I wanted to check if the 82 participants who dropped blogging were continuing in the moodle forums, and I uploaded the result of the first quarter here:  Nobody did, all who stopped blogging also stopped moodling, in most cases almost at the same time.  So I did not continue, and probably I am not the best person to do this evaluation because I did suspect a result like this, and also there is a certain amount of arbitrariness in determining the exact dates and delimitation of cck08 postings.

 

One of my assumptions is that nobody who took part in the MOOC, and certainly nobody who was active for most of the time didnt also have a virtual life/presence outside of the MOOC.  So the interesting questions are in a connectivist domain of which the MOOC is just one, transient, part, even if it is the focus of this research.

 

So I think it is a very ambitious goal to go beyond the static investigation of preferences and observe the dynamic behavior. I for one, would be content without this additional longitudinal survey component.  It is more ambitious, and might be less realistic as a result, but the proof will be in the questions, so let me get busy on drafting some questions, and we'll see how that goes.  

 

There is also another reason why I find it more difficult to measure this dynamics: Roy said: "making and breaking connections’, which are the core of the connectivist process". I think it is NOT the core of the connectivist process to switch connections on and off in a binary all/nothing fashion. Rather, the gradual strengthening of connections (hence the neuronal metaphor, “Not all connections are of equal strength in this metaphor”, Wikipedia) is an important new aspect of the theory. And this is what is hard to measure in discrete numbers of cases.
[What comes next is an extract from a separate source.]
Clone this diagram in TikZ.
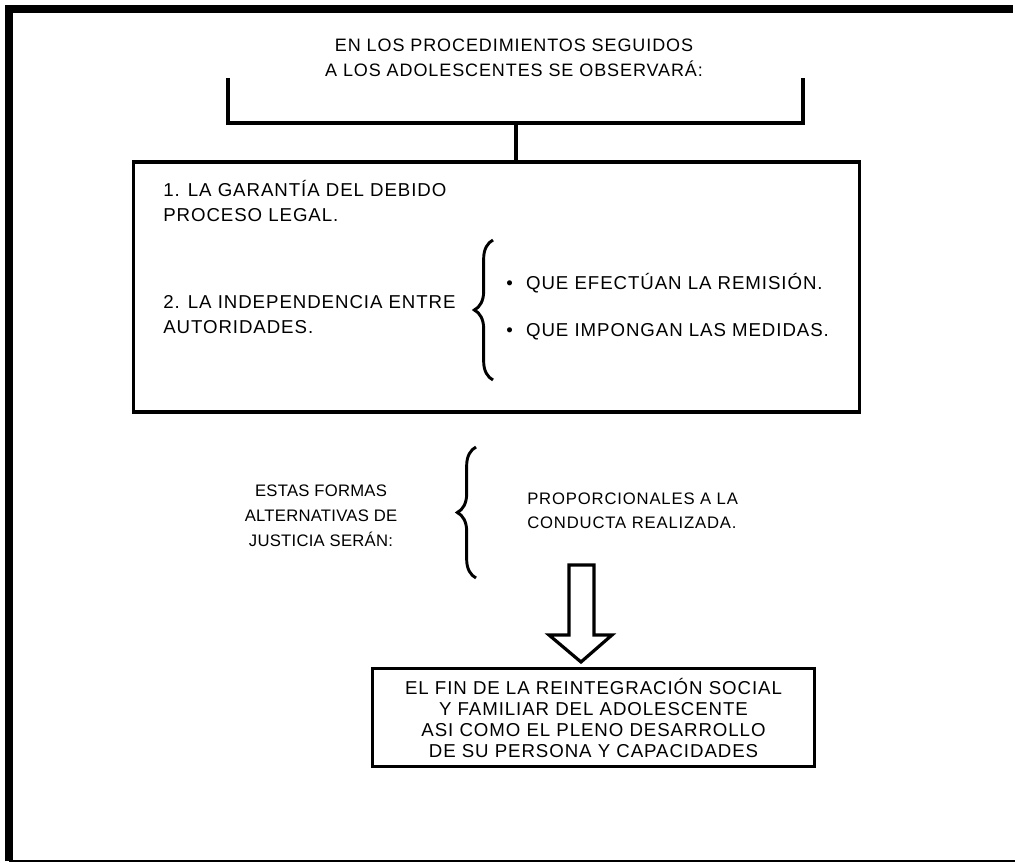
\documentclass[tikz,border=0pt]{standalone}
\usepackage{fontspec}
\setmainfont[LetterSpace=5]{Liberation Sans}
\usetikzlibrary{decorations.pathreplacing,shadows}
\begin{document}
\begin{tikzpicture}[x=0.75pt,y=-0.75pt]
\tikzstyle{marco} = [line width=6pt]
\tikzstyle{caja} = [rectangle, draw=black, fill=white, line width=2.4pt, inner sep=0pt, drop shadow={shadow xshift=1.2pt, shadow yshift=-1.2pt, fill=black!60, opacity=1}]
\tikzstyle{texto} = [font=\fontsize{14}{18.75}\selectfont, inner sep=0pt]
\tikzstyle{angosto} = [font=\fontsize{12.5}{18.75}\selectfont\addfontfeature{LetterSpace=1.5}]
\tikzstyle{trazo} = [line width=2.4pt]
\tikzstyle{llave} = [decorate, decoration={brace, amplitude=14pt}, line width=2.2pt]
\useasboundingbox (0,0) rectangle (1015,863);
% marco exterior
\draw[marco] (9,861) -- (9,9) -- (1013,9);
\draw[line width=1.2pt] (9,861) -- (1015,861);
\node (titulo)[texto, font=\fontsize{13.5}{18.75}\selectfont, align=center] at (514,58) {EN LOS PROCEDIMIENTOS SEGUIDOS\\A LOS ADOLESCENTES SE OBSERVAR\'A:};
\node (garantias)[caja, minimum width=545pt, minimum height=187.5pt] at (496.5,287) {};
\coordinate (izq) at (228,78);
\coordinate (der) at (803,78);
\coordinate (union) at (516,123);
\draw[trazo] (izq) -- (izq |- union) -| (der);
\draw[trazo] (union) -- (union |- garantias.north);
\node (debido)[texto, align=left, anchor=base west] at (163,221.5) {1. LA GARANT\'IA DEL DEBIDO\\PROCESO LEGAL.};
\node (independencia)[texto, align=left, anchor=base west] at (163,333.5) {2. LA INDEPENDENCIA ENTRE\\AUTORIDADES.};
\coordinate (llave1a) at (493,380);
\coordinate (llave1b) at (493,240);
\draw[llave] (llave1a) -- (llave1b);
\node (remision)[texto, anchor=base west] at (506,290) {•\hspace{10pt}QUE EFECT\'UAN LA REMISI\'ON.};
\node (medidas)[texto, anchor=base west] at (506,337) {•\hspace{10pt}QUE IMPONGAN LAS MEDIDAS.};
% formas alternativas
\node (formas)[texto, angosto, align=center, anchor=base] at (321,546) {ESTAS FORMAS\\ALTERNATIVAS DE\\JUSTICIA SER\'AN:};
\coordinate (llave2a) at (476,578);
\coordinate (llave2b) at (476,447);
\draw[llave] (llave2a) -- (llave2b);
\node (proporcionales)[texto, angosto, font=\fontsize{12.5}{18}\selectfont, align=left, anchor=base west] at (527,528.5) {PROPORCIONALES A LA\\CONDUCTA REALIZADA.};
\draw[trazo, line join=miter] (569,565) -- (594,565) -- (594,635) -- (612,635) -- (581,662) -- (549,635) -- (569,635) -- cycle;
\node (fin)[caja, align=center, minimum width=332pt, minimum height=74pt, font=\fontsize{14}{15.75}\selectfont] at (593.5,717.5) {EL FIN DE LA REINTEGRACI\'ON SOCIAL\\Y FAMILIAR DEL ADOLESCENTE\\ASI COMO EL PLENO DESARROLLO\\DE SU PERSONA Y CAPACIDADES};
\end{tikzpicture}
\end{document}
Even more so when considering how open the course was and that the boundaries to cross (leaving or reentering) are hard to identify. 

 

Agreed.  It is the gradual strengthening of pathways, or the thickening of the links (choose your methaphor, but be careful not to put it all into neurology), rather than just the on/off decisions that make for 'connectivism'  (which is precisely why I find it so hard to conceptualise this as connectivism rather than neural-type networks or ecologies!).           

 

How are we going to measure this gradual strengthening of connections?  Would a metrics comparing connections at the start (first 1- 3 weeks), middle (from 4th  - 9th weeks) and end of the course (10th to 12th weeks) be useful?  We could simply ask a few quesions such as:

141. In a scale of 1 to 5 (with 1 - not yet connected (low strength) to 5 - highly connected (high strength)), would you please describe the strength of connections you have made

(a) at the start of the course (within the first 3 weeks) ...... 1 2 3 4 5 

(b) middle of the course (from 4th to 9th  weeks) .........1 2 3 4 5 

(c) at the end of the course (within 10th to 12th weeks) ......1 2 3 4 5     

142.   How has those changes in strength of connections affected your way of learning?  1 - No change ----------5- Big changes

By John 13/03/09 revised based on Matthias reminder

 

             .  

But of course I would not object to a few questions trying to explore if there was a significant moving.